My paper, “Grindr: Browsing and Geolocating Sexiness” was accepted to the 2012 Theorizing The Web Conference in April! This conference seeks to assemble a multi-disciplinary group of scholars interestes in exploring how the Web both influences and is influenced by the social.
The quest for actualization and interconnection within socially mediated realities, such as Facebook, Linkedin, OkCupid, and Grindr, is linked with an individual’s desire for pleasure and power. Drawing from Sigmund Freud’s book Civilization and Its Discontents and Michel Foucault’s concept of space and power, my paper examines how Grindr, an all gay male location-based social network application for mobile phones, is altering the space and time of sexual relationships and the way users signify or survey their sexuality. Grindr, as a heterotopic space of otherness, is able to surpass the limits of Victorian ideology by liberating sex from the confines of the home. However, it also controls and represses the individual’s desire for physical sex through the censorship provided by the culture’s super-ego and the guilt produced by the ego.
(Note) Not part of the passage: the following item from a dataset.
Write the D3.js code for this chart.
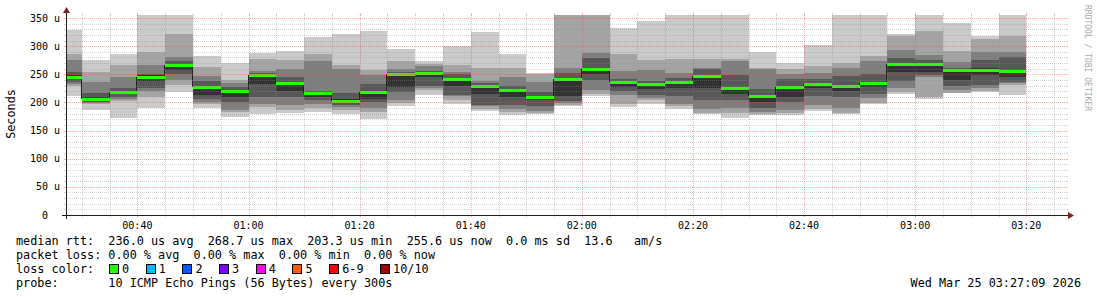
<!DOCTYPE html>
<html>
<head>
<meta charset="utf-8">
<script src="https://cdn.jsdelivr.net/npm/d3@7"></script>
<style>
  body { margin: 0; background: #fff; }
  svg { display: block; }
  text { font-family: "DejaVu Sans Mono", monospace; white-space: pre; }
</style>
</head>
<body>
<svg width="1097" height="297"></svg>
<script>
// 5 minute bins, end time of each bin (first one is cut by the graph start)
const binEnd = ['00:30','00:35','00:40','00:45','00:50','00:55','01:00','01:05','01:10','01:15',
                '01:20','01:25','01:30','01:35','01:40','01:45','01:50','01:55','02:00','02:05',
                '02:10','02:15','02:20','02:25','02:30','02:35','02:40','02:45','02:50','02:55',
                '03:00','03:05','03:10','03:15','03:20'];

// sorted ping rtts per bin, in microseconds (ping1 = fastest, ping10 = slowest)
const ping1  = [211,187,173,190,219,191,174,180,181,183,179,171,194,213,197,185,178,180,194,211,192,198,189,180,173,177,178,185,180,197,215,206,216,218,213];
const ping2  = [229,197,203,210,231,197,183,192,187,191,187,183,199,222,205,189,183,182,196,215,198,204,193,181,182,180,181,189,182,199,219,210,217,220,231];
const ping3  = [232,199,206,221,240,201,187,198,196,198,192,190,204,226,211,194,188,184,199,223,213,208,197,188,191,183,187,195,190,208,225,246,222,225,234];
const ping4  = [237,201,210,225,251,206,200,210,210,204,196,200,219,229,214,196,195,193,202,240,220,213,212,205,204,190,200,212,210,215,239,248,229,231,237];
const ping5  = [243,204,215,238,258,214,210,232,220,210,200,206,228,245,230,215,210,204,212,250,228,224,225,225,215,200,210,225,220,228,255,255,240,248,245];
const ping6  = [248,210,221,248,268,226,218,250,235,217,206,219,251,253,243,229,224,211,242,262,237,234,237,248,226,211,228,234,230,236,269,269,258,262,257];
const ping7  = [254,216,226,251,274,238,228,253,246,221,217,233,254,256,250,234,230,219,253,279,242,239,244,259,249,224,241,242,247,250,279,276,262,276,281];
const ping8  = [275,236,245,267,281,247,234,256,260,274,260,249,260,264,255,238,246,236,261,288,256,258,253,262,273,259,251,253,261,273,294,285,272,289,290];
const ping9  = [287,255,267,290,322,263,240,278,275,287,267,258,274,269,267,261,261,251,380,370,287,276,277,277,277,261,259,265,270,283,318,327,291,313,318];
const ping10 = [329,275,286,380,380,283,271,288,292,317,321,327,295,273,300,325,286,253,390,390,332,345,380,380,380,289,271,302,380,380,321,380,341,318,380];
const median = [246,207,219,246,267,228,220,249,234,216,203.3,219,250,252,241,229,223,210,241,259,236,233,237,247,225,211,227,233,229,234,268,268.7,258,257,255.6];

const yTicks = [0,50,100,150,200,250,300,350];
const lossLabels = ['0','1','2','3','4','5','6-9','10/10'];
const lossColors = ['#26ff00','#00b8ff','#0059ff','#7e00ff','#ff00ff','#ff5e00','#ff0000','#a10000'];
const legendLines = [
  'median rtt:  236.0 us avg  268.7 us max  203.3 us min  255.6 us now  0.0 ms sd  13.6   am/s',
  'packet loss: 0.00 % avg  0.00 % max  0.00 % min  0.00 % now',
  'loss color:',
  'probe:       10 ICMP Echo Pings (56 Bytes) every 300s'
];
const stamp = 'Wed Mar 25 03:27:09 2026';

const svg = d3.select('svg');
const width = Number(svg.attr('width'));

const X0 = 66, X1 = 1066, Y0 = 215, Y1 = 15;
const at = t => {
    const [h, m, s] = t.split(':').map(Number);
    return new Date(Date.UTC(2026, 2, 25, h, m, s || 0));
};
const start = at('00:27:09'), end = at('03:27:09');

const xScale = d3.scaleUtc().domain([start, end]).range([X0, X1]);
const yScale = d3.scaleLinear().domain([0, 355.5]).range([Y0, Y1]);
const px = v => Math.round(v);

const pings = [ping1, ping2, ping3, ping4, ping5, ping6, ping7, ping8, ping9, ping10];
const shades = ['#cacaca', '#a4a4a4', '#7e7e7e', '#585858', '#323232'];

const bins = binEnd.map((t, i) => {
    const e = at(t);
    const s = new Date(Math.max(+start, +e - 300000));
    return { x0: px(xScale(s)), x1: px(xScale(e)), p: pings.map(a => a[i]), med: median[i] };
});

svg.append('defs').append('clipPath').attr('id', 'plot')
    .append('rect').attr('x', X0).attr('y', Y1).attr('width', X1 - X0).attr('height', Y0 - Y1);

const g = svg.append('g').attr('clip-path', 'url(#plot)').attr('shape-rendering', 'crispEdges');

// smoke: pairs of pings from outside in, darker towards the middle
shades.forEach((c, k) => {
    g.selectAll(null).data(bins).enter().append('rect')
        .attr('x', d => d.x0)
        .attr('width', d => d.x1 - d.x0)
        .attr('y', d => px(yScale(d.p[9 - k])))
        .attr('height', d => px(yScale(d.p[k])) - px(yScale(d.p[9 - k])))
        .attr('fill', c);
});

// median: dark step joins, green level per bin
g.selectAll(null).data(bins.slice(0, -1)).enter().append('line')
    .attr('x1', d => d.x1 - 0.5).attr('x2', d => d.x1 - 0.5)
    .attr('y1', d => px(yScale(d.med)))
    .attr('y2', (d, i) => px(yScale(bins[i + 1].med)))
    .attr('stroke', '#202020').attr('stroke-width', 1);
g.selectAll(null).data(bins).enter().append('line')
    .attr('x1', d => d.x0).attr('x2', d => d.x1)
    .attr('y1', d => px(yScale(d.med)) + 0.5).attr('y2', d => px(yScale(d.med)) + 0.5)
    .attr('stroke', lossColors[0]).attr('stroke-width', 3);

// grid on top
const grid = svg.append('g').attr('shape-rendering', 'crispEdges');
const minorCol = 'rgba(143,143,143,0.38)', majorCol = 'rgba(222,79,79,0.45)';

d3.range(10, 351, 10).forEach(v => {
    const yy = px(yScale(v)) + 0.5, col = v % 50 ? minorCol : majorCol;
    grid.append('line').attr('x1', X0 - 2).attr('x2', X0).attr('y1', yy).attr('y2', yy).attr('stroke', col);
    grid.append('line').attr('x1', X1).attr('x2', X1 + 2).attr('y1', yy).attr('y2', yy).attr('stroke', col);
    grid.append('line').attr('x1', X0).attr('x2', X1).attr('y1', yy).attr('y2', yy)
        .attr('stroke', col).attr('stroke-dasharray', '1,1');
});

const minorT = xScale.ticks(d3.utcMinute.every(5));
const majorT = xScale.ticks(d3.utcMinute.every(20));
minorT.forEach(t => {
    const xx = px(xScale(t)) + 0.5, col = t.getUTCMinutes() % 20 ? minorCol : majorCol;
    grid.append('line').attr('x1', xx).attr('x2', xx).attr('y1', Y0).attr('y2', Y0 + 2).attr('stroke', col);
    grid.append('line').attr('x1', xx).attr('x2', xx).attr('y1', Y1 - 2).attr('y2', Y1).attr('stroke', col);
    grid.append('line').attr('x1', xx).attr('x2', xx).attr('y1', Y1).attr('y2', Y0)
        .attr('stroke', col).attr('stroke-dasharray', '1,1');
});

// axes and arrows
svg.append('line').attr('x1', X0 - 4).attr('x2', X1 + 4).attr('y1', Y0 + 0.5).attr('y2', Y0 + 0.5)
    .attr('stroke', '#1f1f1f').attr('shape-rendering', 'crispEdges');
svg.append('line').attr('x1', X0 + 0.5).attr('x2', X0 + 0.5).attr('y1', Y0 + 4).attr('y2', Y1 - 4)
    .attr('stroke', '#1f1f1f').attr('shape-rendering', 'crispEdges');
svg.append('path').attr('d', `M${X1 + 2},${Y0 - 3}L${X1 + 2},${Y0 + 4}L${X1 + 8},${Y0 + 0.5}Z`).attr('fill', '#801f1f');
svg.append('path').attr('d', `M${X0 - 3},${Y1 - 2}L${X0 + 4},${Y1 - 2}L${X0 + 0.5},${Y1 - 8}Z`).attr('fill', '#801f1f');

// tick labels
svg.append('g').selectAll('text').data(yTicks).enter().append('text')
    .attr('x', d => d ? 60 : 48)
    .attr('y', d => yScale(d) + 3.5)
    .attr('text-anchor', 'end')
    .attr('font-size', 10)
    .text(d => d ? `${d} u` : '0');

const fmt = d3.utcFormat('%H:%M');
svg.append('g').selectAll('text').data(majorT).enter().append('text')
    .attr('x', d => xScale(d))
    .attr('y', 229)
    .attr('text-anchor', 'middle')
    .attr('font-size', 10)
    .text(d => fmt(d));

svg.append('text')
    .attr('transform', 'translate(15,114) rotate(-90)')
    .attr('text-anchor', 'middle')
    .attr('font-size', 11.8)
    .text('Seconds');

svg.append('text')
    .attr('transform', 'translate(1085,5) rotate(90)')
    .attr('font-size', 8)
    .attr('fill', '#aaaaaa')
    .text('RRDTOOL / TOBI OETIKER');

// legend
const charW = 7.1;
svg.append('g').selectAll('text').data(legendLines).enter().append('text')
    .attr('x', 16)
    .attr('y', (d, i) => 245 + i * 14)
    .attr('font-size', 11.8)
    .text(d => d);

let lx = 109;
const boxes = lossLabels.map(l => {
    const item = { x: lx, label: l };
    lx += 13 + l.length * charW + 16.6;
    return item;
});
const lg = svg.append('g');
lg.selectAll('rect').data(boxes).enter().append('rect')
    .attr('x', d => Math.round(d.x) + 0.5).attr('y', 264.5)
    .attr('width', 9).attr('height', 9)
    .attr('fill', (d, i) => lossColors[i]).attr('stroke', '#000')
    .attr('shape-rendering', 'crispEdges');
lg.selectAll('text').data(boxes).enter().append('text')
    .attr('x', d => d.x + 13).attr('y', 273)
    .attr('font-size', 11.8)
    .text(d => d.label);

svg.append('text')
    .attr('x', width - 16).attr('y', 287)
    .attr('text-anchor', 'end')
    .attr('font-size', 11.8)
    .text(stamp);
</script>
</body>
</html>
This paper seeks to answer the following question: What is it that users of Grindr ultimately desire from this technology and how is this desire regulated or maintained by civilization?
This year they are also calling artists to participate. I took this opportunity to suggest playing the short film I wrote, Over & Out. The film explores the way we wrap ourselves around technology to communicate with others, as well as the way we recycle memories and meaning into our new technical objects. If you are not into speaking panels, you should come check out my film!